Car battery that is. It's a fairly dependable gizmo, except in winter when your car fails to crank. They last four winters on average. A battery works like a bank account, you put juice in, and later you can take juice out. If you fail to put enough juice back in after a hard winter start, the battery may not be there next time. In winter you need to run the car engine for as much as a half hour after a cold weather start.
Batteries are temperature dependent, they work much better when at room temperature than they do at - 40 F. A cold winter morning might have the entire car chilled down to -40 F. Wait until early afternoon and things might have warmed up to a mere 0 F. This might not help if you gotta get to work at 8 AM, but if you just need to go the store, wait til things get warmer. Brush the snow off the car and it will soak up sunshine and get surprisingly warm. Keeping the car in even an unheated garage will keep it 20-30F warmer than parking it outdoors. Starting is a lot easier at 0 F than at -40 F. And after getting her started, be sure to run her long enough to charge the battery up.
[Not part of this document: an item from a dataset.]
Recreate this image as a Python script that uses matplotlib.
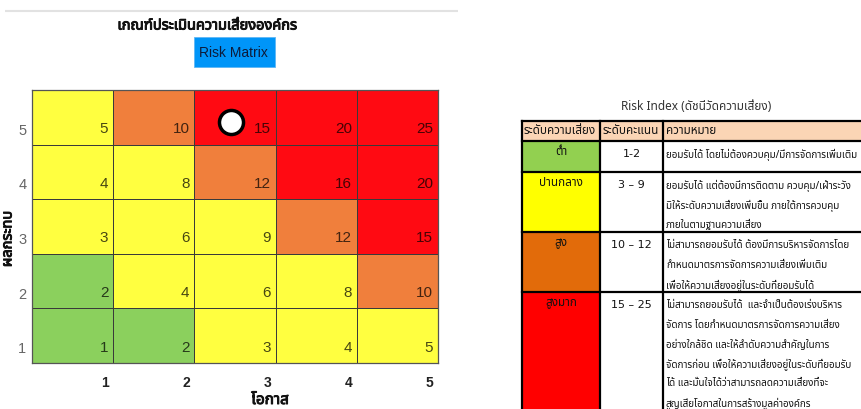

Lotta new cars now come with a battery voltage gauge or indicator. A new fully charged battery might show 13.2 volts. This "sulfation charge" will go away, dropping the battery voltage down to say 12.5 volts after just a whisper of discharge, say running the head lamps for 10 minutes. Call 12.5 volts normal full charge. As the battery discharges, the voltage drops. By 11 volts, you have trouble, your car may not start next time. At 10 volts it surely won't start.
When the engine is running, the alternator will maintain 14-15 volts on the electrical system, it has too, the battery won't accept charge unless the alternator voltage is a volt or two greater than battery voltage. If you don't have 14-15 volts with the engine running, you have alternator trouble, and shortly you will have a discharged (flat) battery and the car won't start. If the alternator has been doing it's job, and the car won't crank, you have battery trouble. They only last four winters, and maybe yours is just shot and needs replacement. Last new battery I bought set me back $50.
Naturally, you need the engine off, to see the battery voltage. With the engine running, you are seeing alternator voltage.